I'm not talking about a junk drawer. Junk drawers are a foundational cornerstone to the finer workings of a household. 

In junk drawers we live, move, and have our being. They hold an indispensable occupation in a functioning society, much like lost-and-founds or protists. 

For where else would you even store chip bag clips, restaurant coupons because Popeyes really may reopen one day, or the spare hardware you've accumulated from all the furniture you've assembled?

Don't answer that.

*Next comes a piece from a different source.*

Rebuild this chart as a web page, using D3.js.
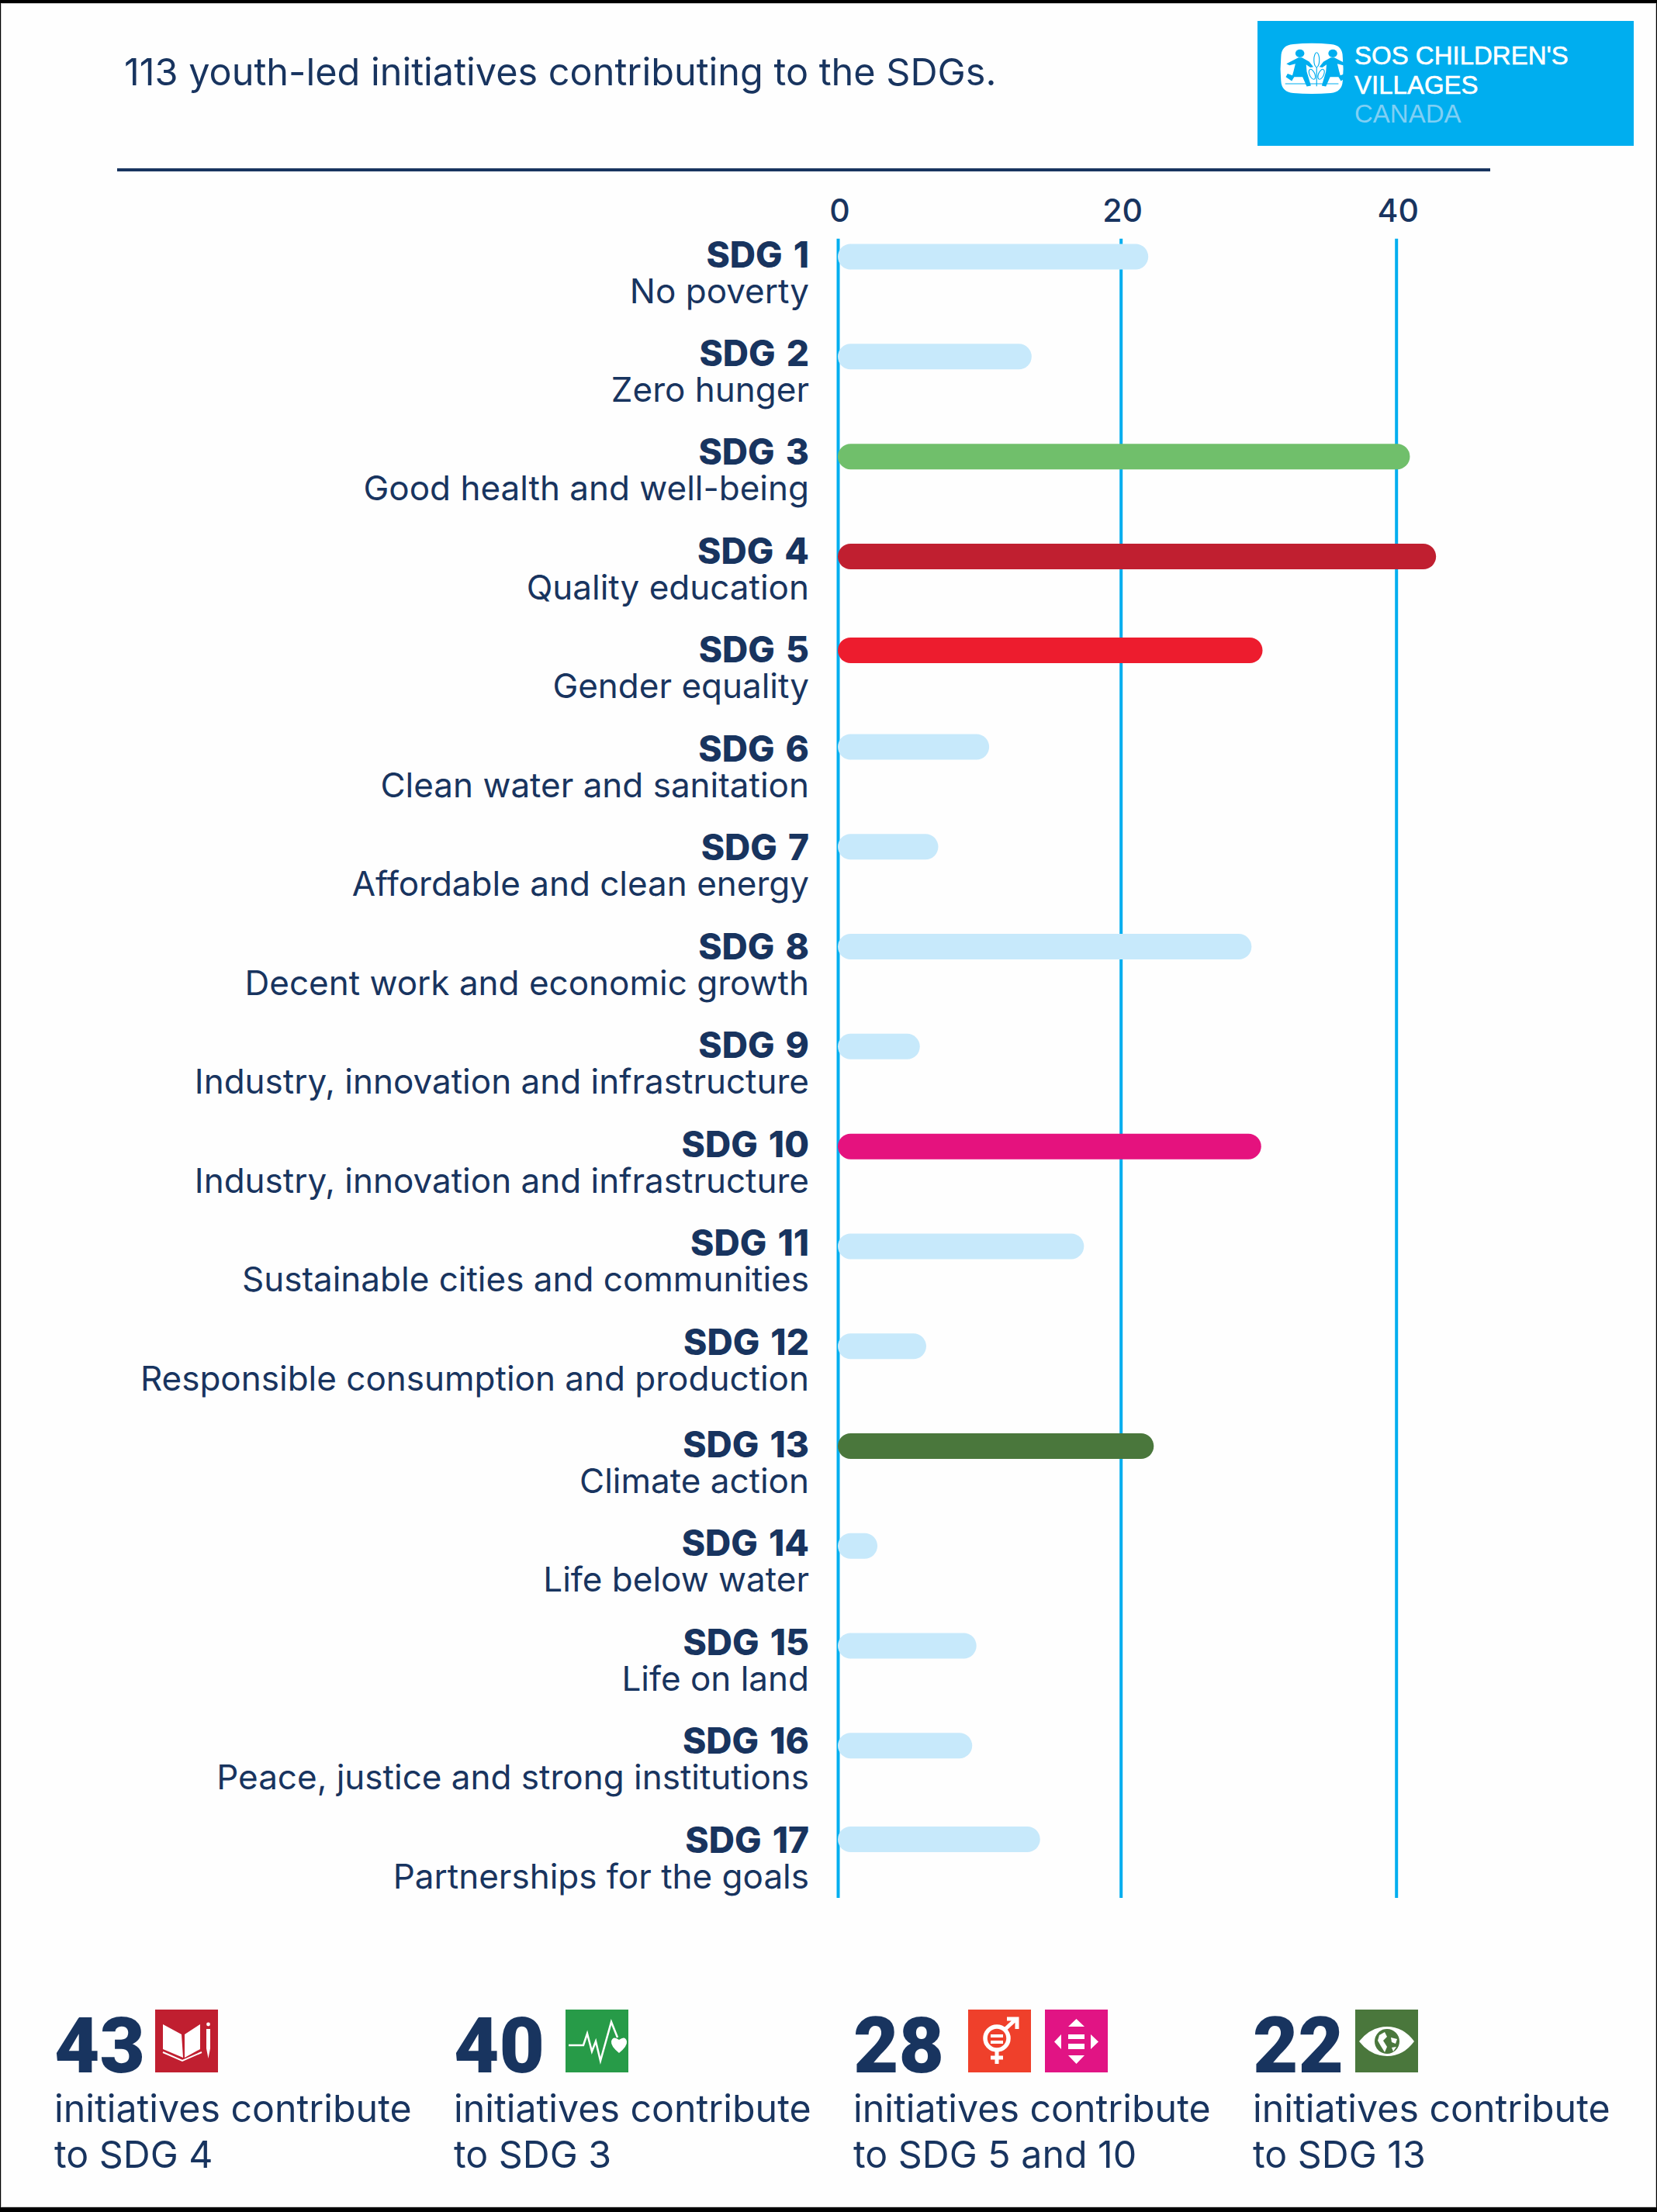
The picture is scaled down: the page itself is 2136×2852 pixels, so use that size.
<!DOCTYPE html>
<html>
<head>
<meta charset="utf-8">
<script src="https://cdn.jsdelivr.net/npm/d3@7"></script>
<style>
  html, body { margin: 0; padding: 0; background: #000; }
  svg { display: block; }
  text { font-family: Inter, "Noto Sans", sans-serif; fill: #18345f; }
</style>
</head>
<body>
<svg id="chart" width="2136" height="2852"></svg>
<script>
// data
const sdgNames = ["SDG 1","SDG 2","SDG 3","SDG 4","SDG 5","SDG 6","SDG 7","SDG 8","SDG 9","SDG 10","SDG 11","SDG 12","SDG 13","SDG 14","SDG 15","SDG 16","SDG 17"];
const sdgGoals = ["No poverty","Zero hunger","Good health and well-being","Quality education","Gender equality","Clean water and sanitation","Affordable and clean energy","Decent work and economic growth","Industry, innovation and infrastructure","Industry, innovation and infrastructure","Sustainable cities and communities","Responsible consumption and production","Climate action","Life below water","Life on land","Peace, justice and strong institutions","Partnerships for the goals"];
const sdgValues = [22, 13.7, 41, 42.9, 30.3, 10.7, 7.1, 29.5, 5.8, 30.2, 17.4, 6.25, 22.4, 2.8, 9.8, 9.5, 14.3];
const barColors = ["#c7e9fb","#c7e9fb","#70bf6b","#c01f30","#ed1c2e","#c7e9fb","#c7e9fb","#c7e9fb","#c7e9fb","#e5127e","#c7e9fb","#c7e9fb","#4a773c","#c7e9fb","#c7e9fb","#c7e9fb","#c7e9fb"];
const axisTicks = [0, 20, 40];
const statNumbers = ["43", "40", "28", "22"];
const statLines = [["initiatives contribute","to SDG 4"],["initiatives contribute","to SDG 3"],["initiatives contribute","to SDG 5 and 10"],["initiatives contribute","to SDG 13"]];
const statIcons = [["book"],["health"],["gender","inequal"],["climate"]];
const titleText = "113 youth-led initiatives contributing to the SDGs.";
const logoLines = ["SOS CHILDREN'S", "VILLAGES", "CANADA"];

const navy = "#18345f", blue = "#00aeef";
const svg = d3.select("#chart");

// page background, black frame shows round the edge
svg.append("rect").attr("width", 2136).attr("height", 2852).attr("fill", "#000");
svg.append("rect").attr("x", 1).attr("y", 4).attr("width", 2134).attr("height", 2842).attr("fill", "#c9c9c9");
svg.append("rect").attr("x", 2).attr("y", 5).attr("width", 2132).attr("height", 2840).attr("fill", "#fefefe");

// scales. the original grid is not quite even, so both are piecewise
const x = d3.scaleLinear().domain([0, 20, 40]).range([1080, 1444.7, 1799.7]);
const rowBar = d3.scaleLinear().domain([0, 3, 4, 5, 12, 15, 16]).range([331, 717.5, 838.5, 963, 1864.5, 2250.7, 2371.5]);
const rowLabel = d3.scaleLinear().domain([0, 11, 12, 16]).range([343, 1745, 1877, 2387]);
const barH = 33;

// header
svg.append("text").attr("x", 160).attr("y", 110)
  .attr("font-size", 48.6).text(titleText);
svg.append("line").attr("x1", 151).attr("x2", 1921).attr("y1", 219).attr("y2", 219)
  .attr("stroke", navy).attr("stroke-width", 4);

// axis and grid lines
const axis = d3.axisTop(x).tickValues(axisTicks).tickSize(-(2447 - 307.7)).tickPadding(22);
const axisG = svg.append("g").attr("transform", "translate(0,307.7)").call(axis);
axisG.select(".domain").remove();
axisG.selectAll(".tick line").attr("stroke", blue).attr("stroke-width", 4).attr("x1", 0).attr("x2", 0);
axisG.selectAll(".tick text").attr("font-size", 41).attr("font-weight", 500)
  .attr("dx", 2).style("font-family", "Inter").attr("fill", navy);

// bars
svg.append("g").selectAll("rect").data(sdgValues).join("rect")
  .attr("x", x(0))
  .attr("y", (d, i) => rowBar(i) - barH / 2)
  .attr("width", d => x(d) - x(0))
  .attr("height", barH)
  .attr("rx", barH / 2)
  .attr("fill", (d, i) => barColors[i]);

// row labels
const labels = svg.append("g").attr("text-anchor", "end");
labels.selectAll("text.name").data(sdgNames).join("text").attr("class", "name")
  .attr("x", 1043).attr("y", (d, i) => rowLabel(i) + 1.5)
  .attr("font-size", 46).attr("font-weight", 800).attr("word-spacing", 4).text(d => d);
labels.selectAll("text.goal").data(sdgGoals).join("text").attr("class", "goal")
  .attr("x", 1043).attr("y", (d, i) => rowLabel(i) + 47.5)
  .attr("font-size", 44).text(d => d);

// logo
const logo = svg.append("g");
logo.append("rect").attr("x", 1621).attr("y", 27).attr("width", 485).attr("height", 161).attr("fill", blue);
logo.selectAll("text").data(logoLines).join("text")
  .attr("x", 1746).attr("y", (d, i) => [83, 121, 158][i])
  .style("font-family", "'Liberation Sans'").style("fill", (d, i) => i < 2 ? "#fff" : "#7fcff4")
  .style("stroke", (d, i) => i < 2 ? "#fff" : "none").style("stroke-width", 0.6)
  .attr("font-size", 33).text(d => d);

const mark = logo.append("g").attr("transform", "translate(1638.2,48.6) scale(0.386,0.337)");
mark.append("path").attr("fill", "#fff")
  .attr("d", "M75,25 Q136,18 200,25 Q240,28 240,75 Q244,120 240,165 Q238,208 200,212 Q136,218 75,212 Q36,208 34,165 Q30,120 34,75 Q34,28 75,25Z");
function child(g) {
  g.append("circle").attr("cx", 97).attr("cy", 60).attr("r", 15).attr("fill", blue);
  g.append("path").attr("fill", blue)
    .attr("d", "M92,76 L104,76 L128,92 L142,112 L132,114 L118,103 L120,130 L134,184 L120,187 L106,150 L78,150 L74,158 L70,166 L50,150 L56,138 L72,144 L76,128 L82,100 L62,106 L52,100 Z");
}
child(mark.append("g"));
child(mark.append("g").attr("transform", "translate(304,0) scale(-1,1)"));
mark.append("line").attr("x1", 48).attr("x2", 226).attr("y1", 176).attr("y2", 176).attr("stroke", blue).attr("stroke-width", 3);
mark.append("line").attr("x1", 153).attr("x2", 153).attr("y1", 60).attr("y2", 186).attr("stroke", blue).attr("stroke-width", 3);
[[153, 85, 0, 28], [138, 140, -20, 20], [168, 140, 20, 20]].forEach(l => {
  mark.append("ellipse").attr("cx", l[0]).attr("cy", l[1]).attr("rx", 9).attr("ry", l[3])
    .attr("transform", `rotate(${l[2]},${l[0]},${l[1]})`)
    .attr("fill", "#fff").attr("stroke", blue).attr("stroke-width", 3);
});

// SDG tiles, drawn in an 81 unit box
const iconDraw = {
  book(g) {
    g.append("rect").attr("width", 81).attr("height", 81).attr("fill", "#c01f30");
    g.append("path").attr("fill", "#fff").attr("d", "M10,19 L34,32 L36,62 L10,51Z M58,19 L38,32 L38,62 L58,51Z");
    g.append("path").attr("fill", "none").attr("stroke", "#fff").attr("stroke-width", 2).attr("d", "M10,55 L35,66 L60,55");
    g.append("path").attr("fill", "#fff").attr("d", "M66,25 L71,25 L71,50 L68.5,63 L66,50Z");
    g.append("circle").attr("cx", 68.5).attr("cy", 19).attr("r", 2.4).attr("fill", "#fff");
  },
  health(g) {
    g.append("rect").attr("width", 81).attr("height", 81).attr("fill", "#279b48");
    g.append("path").attr("fill", "none").attr("stroke", "#fff").attr("stroke-width", 2.5)
      .attr("d", "M4,46 L23,46 L28,31 L34,54 L39,41 L45,66 L59,16 L67,36");
    g.append("path").attr("fill", "#fff").attr("d", "M69,56 Q58,47 59,41 Q61,33 69,39 Q77,33 79,41 Q80,47 69,56Z");
  },
  gender(g) {
    g.append("rect").attr("width", 81).attr("height", 81).attr("fill", "#ef402b");
    g.append("circle").attr("cx", 37).attr("cy", 37).attr("r", 15).attr("fill", "none").attr("stroke", "#fff").attr("stroke-width", 5.5);
    g.append("path").attr("fill", "none").attr("stroke", "#fff").attr("stroke-width", 5)
      .attr("d", "M47,26 L62,12 M50,12 L63,12 L63,25 M37,52 L37,70 M29,62 L45,62");
    g.append("path").attr("fill", "#fff").attr("d", "M29,32 h16 v4 h-16Z M29,40 h16 v4 h-16Z");
  },
  inequal(g) {
    g.append("rect").attr("width", 81).attr("height", 81).attr("fill", "#e11484");
    g.append("path").attr("fill", "#fff")
      .attr("d", "M40.5,12 L51,22 L30,22Z M40.5,70 L51,59 L30,59Z M12,41.5 L21,32 L21,51Z M69,41.5 L59,32 L59,51Z M30,32 h21 v6 h-21Z M30,44 h21 v7 h-21Z");
  },
  climate(g) {
    g.append("rect").attr("width", 81).attr("height", 81).attr("fill", "#4a773c");
    g.append("path").attr("fill", "#fff").attr("d", "M5,41 Q20,22 41,22 Q62,22 76,41 Q62,60 41,60 Q20,60 5,41Z");
    g.append("circle").attr("cx", 41).attr("cy", 41).attr("r", 16).attr("fill", "#4a773c");
    g.append("path").attr("fill", "#fff").attr("d", "M31,33 L38,29 L41,35 L36,40 L41,48 L38,55 L33,47 L29,40Z M46,36 L54,38 L52,44 L47,42Z M47,49 L53,48 L49,54Z");
  }
};

// bottom stats
const statX = [70, 585, 1100, 1615];
const tileX = [[200], [729], [1248, 1347], [1747]];
const stats = svg.append("g").selectAll("g").data(statNumbers).join("g");
stats.append("text").attr("x", (d, i) => statX[i]).attr("y", 2672)
  .attr("font-size", 101).attr("font-weight", 900).style("font-family", "Roboto").text(d => d);
stats.each(function (d, i) {
  const g = d3.select(this);
  statIcons[i].forEach((name, j) => {
    iconDraw[name](g.append("g").attr("transform", `translate(${tileX[i][j]},2591)`));
  });
  statLines[i].forEach((line, j) => {
    g.append("text").attr("x", statX[i]).attr("y", 2736 + j * 59).attr("font-size", 48.3).text(line);
  });
});
</script>
</body>
</html>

Purely rhetorical.

What I'm talking about is a truly miscellaneous drawer that has gone too far in its assemblage of  afterthoughts, mild hazards and poisons, and things that aren't quite trash but well on the brink of becoming so.

When I asked about this drawer, it literally opened up to me.

"Mike, where do you even keep the toothpicks?"
"Over here, by the matches," supposing little wooden sticks belong alongside other little, slightly wider and more flammable, wooden sticks.

Behold:

The Drawer

Its Contents, in no particular order:

Toothpicks, some not even in the container
Fire starter logs
Matches
Lighters
Liquid ant bait
Fly paper
A bottle opener
Several koozies
Bamboo skewers (Mike says they are just bigger toothpicks)
2 grill brushes
A sushi rolling mat

It's like:
-a hobby kit for a pyromaniac who isn't very serious about grilling
-a tacklebox for someone who only wishes to harm bugs
-a collage of drink supplies for someone who likes to kick it with a cold one while perhaps also holding the extremely occasional and unusual hankering for food that has been touched by bamboo

These things don't go together and yet, here they are, together.

Gaze upon the paradox: for the drawer appears so intensive with its collection of odds-and-ends while at the same time actuating a location so fit and peculiar that these items simply could not belong in a more logical place, for no such place exists. 

Like a miscellaneous folder that has every type of file inside of it:
An organized chaos
Wherein an object can only be found
By those who already know where it is
#potc

Just know that if you ask for a toothpick at our house, we're gonna have to ask you to pick your poison.